Investment casting is famous for complex geometries, but complexity has a price. A part with thin walls (say, under 2mm) requires precise wax injection and shell building to prevent breakage or incomplete filling. Internal cores add another layer of cost and risk. For low volumes, it might be worth redesigning to avoid a core. For high volumes, the cost of the core mold gets amortized.
This is where long-term partnerships matter. A foundry that understands your industry can suggest design-for-manufacturability (DFM) changes early on. Looking at QSY's focus on shell mold and investment casting across various materials, they're clearly geared towards handling that complexity trade-off. They've probably advised countless clients on where to add a slight draft or radius to dramatically improve yield.
Volume discounts exist, but they're not linear. The biggest cost drop happens from prototype (1-10 pieces) to a small production run (100-500 pieces). After that, the savings per unit diminish. You're mainly saving on the amortized tooling and setup time. The material and direct labor per piece become the dominant factors.
You can't talk cost without talking materials. Carbon steels are the baseline. Stainless steels (304, 316, 17-4 PH) are a step up. But when you get into the cobalt-based or nickel-based alloys QSY lists, you're in a different league. These alloys are not only expensive per kilogram, but they're also harder to melt, pour, and finish. They require stricter process controls and often specialized heat treatment.
The cost of using these alloys isn't just the invoice line item. It's the assurance that the foundry has the metallurgical expertise to maintain the alloy's properties. A cheaper foundry might offer to cast Inconel, but if they don't control the pouring temperature or the cooling cycle correctly, you end up with a part that looks right but fails in service. That's the ultimate, catastrophic cost.
Sometimes, the right choice is to use a more expensive material from the start. I recall a valve component originally specified in standard stainless. It kept failing under corrosion and heat. We switched to a higher-grade duplex stainless, which doubled the material investment casting cost. However, the component's lifespan increased fivefold, making the total cost of ownership far lower. A good foundry partner helps you see that bigger picture.

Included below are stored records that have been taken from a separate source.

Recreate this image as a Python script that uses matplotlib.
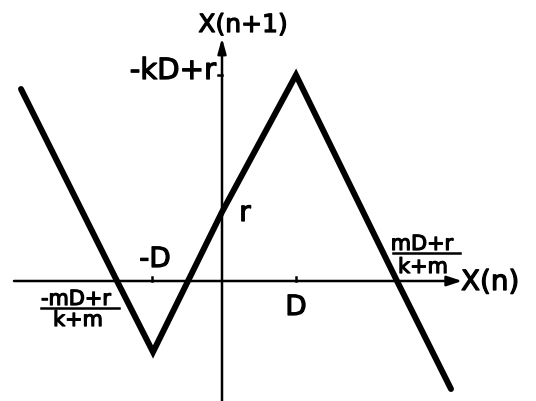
import matplotlib
matplotlib.use("Agg")
import matplotlib.pyplot as plt
import matplotlib.patheffects as pe

# piecewise-linear map X(n) -> X(n+1), vertices (hand-drawn, arbitrary units)
xs = [-201, -105, -69, -34, 0, 74, 175, 229]
ys = [192, 0, -71, 0, 69, 206, 0, -108]

# special positions on the axes
D_pos = 74
minus_D_pos = -70
r_val = 69
peak_val = 206

fig = plt.figure(figsize=(5.36, 4.01), dpi=100)
ax = fig.add_axes([0, 0, 1, 1])
ax.set_xlim(-222, 314)
ax.set_ylim(-120, 281)
ax.axis("off")

fam = ["DejaVu Sans"]
thick = [pe.withStroke(linewidth=0.9, foreground="black")]

# axes
ax.annotate("", xy=(240, 0), xytext=(-208, 0),
            arrowprops=dict(arrowstyle="-|>,head_length=0.9,head_width=0.3",
                            color="black", lw=1.8, shrinkA=0, shrinkB=0))
ax.annotate("", xy=(0, 243), xytext=(0, -120),
            arrowprops=dict(arrowstyle="-|>,head_length=0.9,head_width=0.25",
                            color="black", lw=1.8, shrinkA=0, shrinkB=0))

# ticks
ax.plot([D_pos, D_pos], [0, 4], color="black", lw=1.8)
ax.plot([minus_D_pos, minus_D_pos], [0, 4], color="black", lw=1.8)
ax.plot([-4, 0], [peak_val, peak_val], color="black", lw=1.8)

# map
ax.plot(xs, ys, color="black", lw=4.3, solid_joinstyle="miter", solid_capstyle="round")

def lab(x, y, s, fs, ha="center", va="center"):
    ax.text(x, y, s, fontsize=fs, family=fam, ha=ha, va=va, path_effects=thick)

lab(21, 256, "X(n+1)", 18)
lab(-6, peak_val + 4, "-kD+r", 21, ha="right")
lab(23, 68, "r", 20)
lab(minus_D_pos + 3, 22, "-D", 20)
lab(D_pos, -26, "D", 20)
lab(239, -1, "X(n)", 20, ha="left")

# fraction labels
fs2 = 15
lab(-146, -18, "-mD+r", fs2)
ax.plot([-181, -103], [-27, -27], color="black", lw=1.8)
lab(-144, -39, "k+m", fs2)

lab(200, 37, "mD+r", fs2)
ax.plot([171, 238], [28, 28], color="black", lw=1.8)
lab(201, 14, "k+m", fs2)

fig.savefig("out.png", dpi=100)
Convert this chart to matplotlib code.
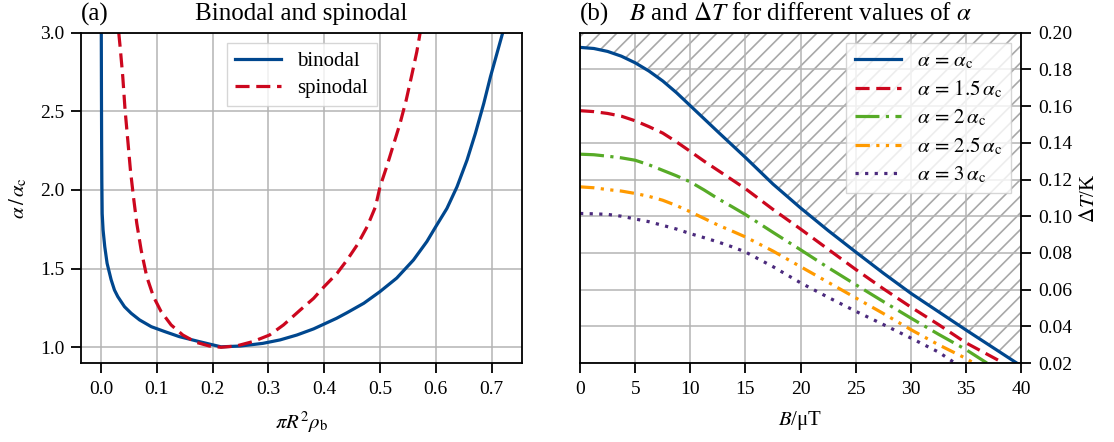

So, how do you get a quote that reflects reality? Provide everything. A 3D model is a start, but it's not enough. You need to specify: material grade (not just stainless steel), required mechanical properties, heat treatment, acceptable defect standards (like ASTM A802 for surface inspection), and post-processing needs. The more vague you are, the more contingency the foundry will build into the price to cover their risk.
Ask for a breakdown. A transparent quote might separate tooling cost, unit casting cost, and post-processing cost. This helps you understand where the money is going and where there might be room for negotiation or redesign.
Finally, consider the total value, not just the price. A foundry with integrated CNC machining capabilities, like the one described at tsingtaocnc.com, offers control. They handle the entire process from molten metal to a machined, ready-to-install part. This reduces your administrative burden, simplifies quality tracking (one point of responsibility), and often leads to better overall quality because the machining team understands the casting process. That integration has a value that a bare-bones per-kilo casting quote will never show. In the end, the true investment casting cost is the price of getting a reliable, functional part that meets all your specs, on time, every time. Everything else is just an estimate.